Omit every picture, and retype the lines that run from the beginning of the data below through the line containing "const barWidth = 0.46;", inclusive.

::::::::

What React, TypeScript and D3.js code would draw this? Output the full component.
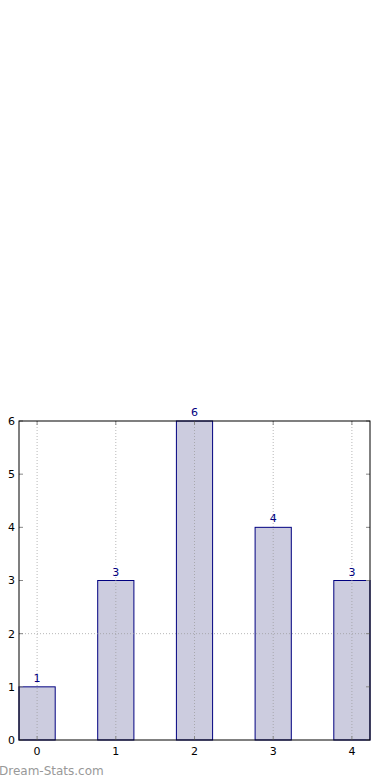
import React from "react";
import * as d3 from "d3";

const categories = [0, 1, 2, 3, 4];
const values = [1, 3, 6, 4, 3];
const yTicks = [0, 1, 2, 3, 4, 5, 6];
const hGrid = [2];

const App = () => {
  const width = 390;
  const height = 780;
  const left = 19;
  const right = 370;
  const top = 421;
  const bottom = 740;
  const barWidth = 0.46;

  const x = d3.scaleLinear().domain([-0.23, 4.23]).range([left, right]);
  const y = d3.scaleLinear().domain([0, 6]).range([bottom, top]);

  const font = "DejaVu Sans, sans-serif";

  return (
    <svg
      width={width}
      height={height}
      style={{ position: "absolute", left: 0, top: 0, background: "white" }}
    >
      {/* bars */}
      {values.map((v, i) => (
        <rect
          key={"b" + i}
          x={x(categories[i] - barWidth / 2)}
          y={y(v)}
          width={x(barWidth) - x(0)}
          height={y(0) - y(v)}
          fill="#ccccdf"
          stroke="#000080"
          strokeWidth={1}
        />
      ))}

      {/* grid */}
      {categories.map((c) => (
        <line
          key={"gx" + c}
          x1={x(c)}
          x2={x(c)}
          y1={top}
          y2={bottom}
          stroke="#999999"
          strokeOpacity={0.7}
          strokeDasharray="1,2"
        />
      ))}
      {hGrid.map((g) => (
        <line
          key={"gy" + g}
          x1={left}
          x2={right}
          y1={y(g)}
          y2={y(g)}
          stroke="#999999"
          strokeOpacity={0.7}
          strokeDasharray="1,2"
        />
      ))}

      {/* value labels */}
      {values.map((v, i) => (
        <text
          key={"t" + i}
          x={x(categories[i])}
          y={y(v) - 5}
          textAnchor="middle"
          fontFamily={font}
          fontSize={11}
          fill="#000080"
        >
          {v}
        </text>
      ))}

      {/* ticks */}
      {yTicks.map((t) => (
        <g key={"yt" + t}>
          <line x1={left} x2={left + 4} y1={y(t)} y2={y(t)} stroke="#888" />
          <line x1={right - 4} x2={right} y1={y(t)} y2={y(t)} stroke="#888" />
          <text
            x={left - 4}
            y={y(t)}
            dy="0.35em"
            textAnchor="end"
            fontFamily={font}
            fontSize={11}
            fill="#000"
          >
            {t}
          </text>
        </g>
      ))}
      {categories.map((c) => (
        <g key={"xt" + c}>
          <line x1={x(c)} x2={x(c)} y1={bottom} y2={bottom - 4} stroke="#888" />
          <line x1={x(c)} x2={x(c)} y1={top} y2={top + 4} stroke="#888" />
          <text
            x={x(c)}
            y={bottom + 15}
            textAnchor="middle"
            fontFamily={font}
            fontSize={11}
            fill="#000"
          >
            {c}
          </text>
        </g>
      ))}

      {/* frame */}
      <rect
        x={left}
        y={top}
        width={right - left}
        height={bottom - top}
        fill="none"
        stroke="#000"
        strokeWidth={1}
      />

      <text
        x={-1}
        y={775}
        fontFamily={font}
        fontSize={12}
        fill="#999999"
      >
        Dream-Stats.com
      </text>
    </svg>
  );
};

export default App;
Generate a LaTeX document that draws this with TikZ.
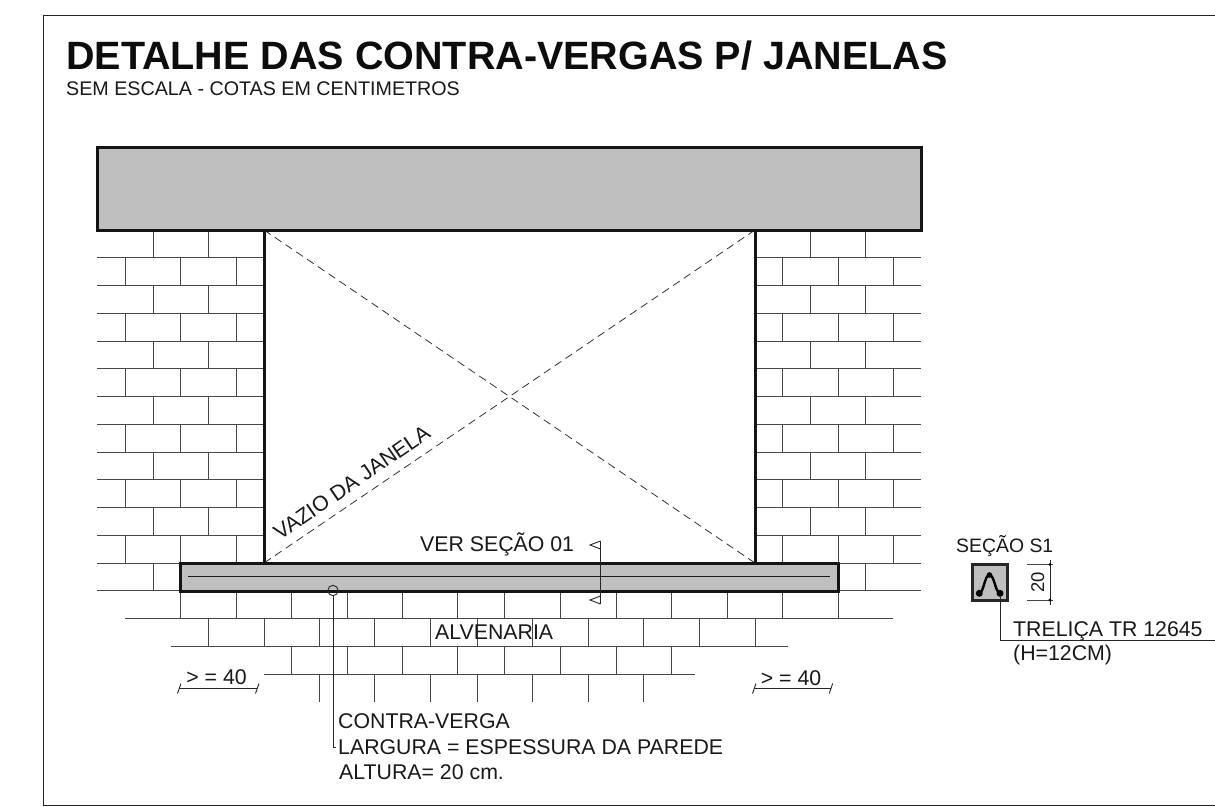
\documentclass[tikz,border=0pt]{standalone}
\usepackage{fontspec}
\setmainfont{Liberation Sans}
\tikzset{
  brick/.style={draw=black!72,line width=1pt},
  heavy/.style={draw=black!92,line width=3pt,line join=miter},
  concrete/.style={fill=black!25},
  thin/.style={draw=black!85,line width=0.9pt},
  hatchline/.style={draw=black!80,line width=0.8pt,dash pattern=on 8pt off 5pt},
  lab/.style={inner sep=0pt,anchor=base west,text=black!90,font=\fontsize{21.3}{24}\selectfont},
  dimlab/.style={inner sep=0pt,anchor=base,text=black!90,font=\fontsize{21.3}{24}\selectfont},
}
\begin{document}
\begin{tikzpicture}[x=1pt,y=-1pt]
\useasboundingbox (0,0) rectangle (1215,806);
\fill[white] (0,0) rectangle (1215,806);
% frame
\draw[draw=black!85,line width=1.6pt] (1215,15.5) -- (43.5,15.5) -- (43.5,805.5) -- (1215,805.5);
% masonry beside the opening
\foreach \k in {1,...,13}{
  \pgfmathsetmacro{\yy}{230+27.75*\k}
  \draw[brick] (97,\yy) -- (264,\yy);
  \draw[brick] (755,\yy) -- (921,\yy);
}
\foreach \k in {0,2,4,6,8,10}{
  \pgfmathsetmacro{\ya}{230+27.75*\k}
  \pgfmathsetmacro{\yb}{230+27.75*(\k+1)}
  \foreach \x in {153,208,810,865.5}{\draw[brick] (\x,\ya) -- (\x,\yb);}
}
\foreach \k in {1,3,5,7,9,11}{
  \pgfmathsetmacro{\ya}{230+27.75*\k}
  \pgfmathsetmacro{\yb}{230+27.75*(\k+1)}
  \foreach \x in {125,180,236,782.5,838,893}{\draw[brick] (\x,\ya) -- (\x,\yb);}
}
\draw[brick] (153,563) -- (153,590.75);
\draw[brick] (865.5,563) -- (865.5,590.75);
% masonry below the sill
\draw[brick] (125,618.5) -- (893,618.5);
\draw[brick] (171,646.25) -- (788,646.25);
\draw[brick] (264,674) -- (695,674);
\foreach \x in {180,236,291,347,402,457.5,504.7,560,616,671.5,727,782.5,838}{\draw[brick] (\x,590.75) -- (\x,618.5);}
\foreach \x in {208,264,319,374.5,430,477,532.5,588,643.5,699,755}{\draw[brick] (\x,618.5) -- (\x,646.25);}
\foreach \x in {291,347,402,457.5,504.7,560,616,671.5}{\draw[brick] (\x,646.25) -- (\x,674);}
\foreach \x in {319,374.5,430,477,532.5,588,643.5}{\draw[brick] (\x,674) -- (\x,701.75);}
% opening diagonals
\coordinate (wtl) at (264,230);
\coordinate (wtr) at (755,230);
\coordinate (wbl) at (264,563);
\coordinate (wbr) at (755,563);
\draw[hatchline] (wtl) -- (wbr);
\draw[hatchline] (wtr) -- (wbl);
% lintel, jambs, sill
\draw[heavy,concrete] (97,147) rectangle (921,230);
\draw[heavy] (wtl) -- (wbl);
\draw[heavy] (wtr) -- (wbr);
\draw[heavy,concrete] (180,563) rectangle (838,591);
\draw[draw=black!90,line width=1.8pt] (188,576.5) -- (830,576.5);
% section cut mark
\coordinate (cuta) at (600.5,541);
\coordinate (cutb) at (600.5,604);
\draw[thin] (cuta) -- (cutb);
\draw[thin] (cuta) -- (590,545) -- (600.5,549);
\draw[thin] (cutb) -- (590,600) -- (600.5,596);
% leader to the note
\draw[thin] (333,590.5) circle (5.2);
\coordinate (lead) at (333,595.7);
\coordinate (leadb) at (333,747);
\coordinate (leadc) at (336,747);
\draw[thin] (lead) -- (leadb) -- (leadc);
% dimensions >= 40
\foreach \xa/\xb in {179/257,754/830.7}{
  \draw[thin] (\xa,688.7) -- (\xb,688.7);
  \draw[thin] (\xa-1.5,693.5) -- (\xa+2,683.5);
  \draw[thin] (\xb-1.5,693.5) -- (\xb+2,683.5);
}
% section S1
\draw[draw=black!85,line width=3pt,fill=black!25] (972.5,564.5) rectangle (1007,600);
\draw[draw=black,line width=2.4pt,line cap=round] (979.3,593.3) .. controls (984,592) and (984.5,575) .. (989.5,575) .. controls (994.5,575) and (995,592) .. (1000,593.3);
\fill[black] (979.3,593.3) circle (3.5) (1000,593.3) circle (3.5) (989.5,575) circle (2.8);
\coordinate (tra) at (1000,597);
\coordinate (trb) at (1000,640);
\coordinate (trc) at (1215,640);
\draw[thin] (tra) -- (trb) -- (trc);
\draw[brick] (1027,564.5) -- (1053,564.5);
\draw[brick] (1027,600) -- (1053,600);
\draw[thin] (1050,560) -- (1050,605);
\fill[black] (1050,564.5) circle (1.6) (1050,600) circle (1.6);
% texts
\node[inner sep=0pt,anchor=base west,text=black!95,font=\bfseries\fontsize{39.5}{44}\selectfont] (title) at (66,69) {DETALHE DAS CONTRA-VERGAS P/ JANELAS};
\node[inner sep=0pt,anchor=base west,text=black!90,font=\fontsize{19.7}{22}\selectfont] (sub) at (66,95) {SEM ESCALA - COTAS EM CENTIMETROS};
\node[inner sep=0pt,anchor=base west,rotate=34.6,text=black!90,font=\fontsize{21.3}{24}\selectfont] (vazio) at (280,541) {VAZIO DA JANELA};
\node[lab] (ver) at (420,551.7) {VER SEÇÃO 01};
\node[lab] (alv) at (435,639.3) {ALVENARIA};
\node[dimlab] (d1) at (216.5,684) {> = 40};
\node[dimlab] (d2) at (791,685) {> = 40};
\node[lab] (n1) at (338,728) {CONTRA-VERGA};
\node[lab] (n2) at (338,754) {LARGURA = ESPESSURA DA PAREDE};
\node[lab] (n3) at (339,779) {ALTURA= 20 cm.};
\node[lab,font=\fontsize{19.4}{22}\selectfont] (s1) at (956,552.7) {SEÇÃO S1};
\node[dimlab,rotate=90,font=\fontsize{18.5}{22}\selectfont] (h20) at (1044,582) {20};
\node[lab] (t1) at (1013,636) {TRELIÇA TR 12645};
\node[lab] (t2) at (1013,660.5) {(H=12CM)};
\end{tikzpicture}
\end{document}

::::::::

• Problem solution:
What React, TypeScript and D3.js code would draw this? Output the full component.
import React from "react";
import * as d3 from "d3";

const categories = [0, 1, 2, 3, 4];
const values = [1, 3, 6, 4, 3];
const yTicks = [0, 1, 2, 3, 4, 5, 6];
const hGrid = [2];

const App = () => {
  const width = 390;
  const height = 780;
  const left = 19;
  const right = 370;
  const top = 421;
  const bottom = 740;
  const barWidth = 0.46;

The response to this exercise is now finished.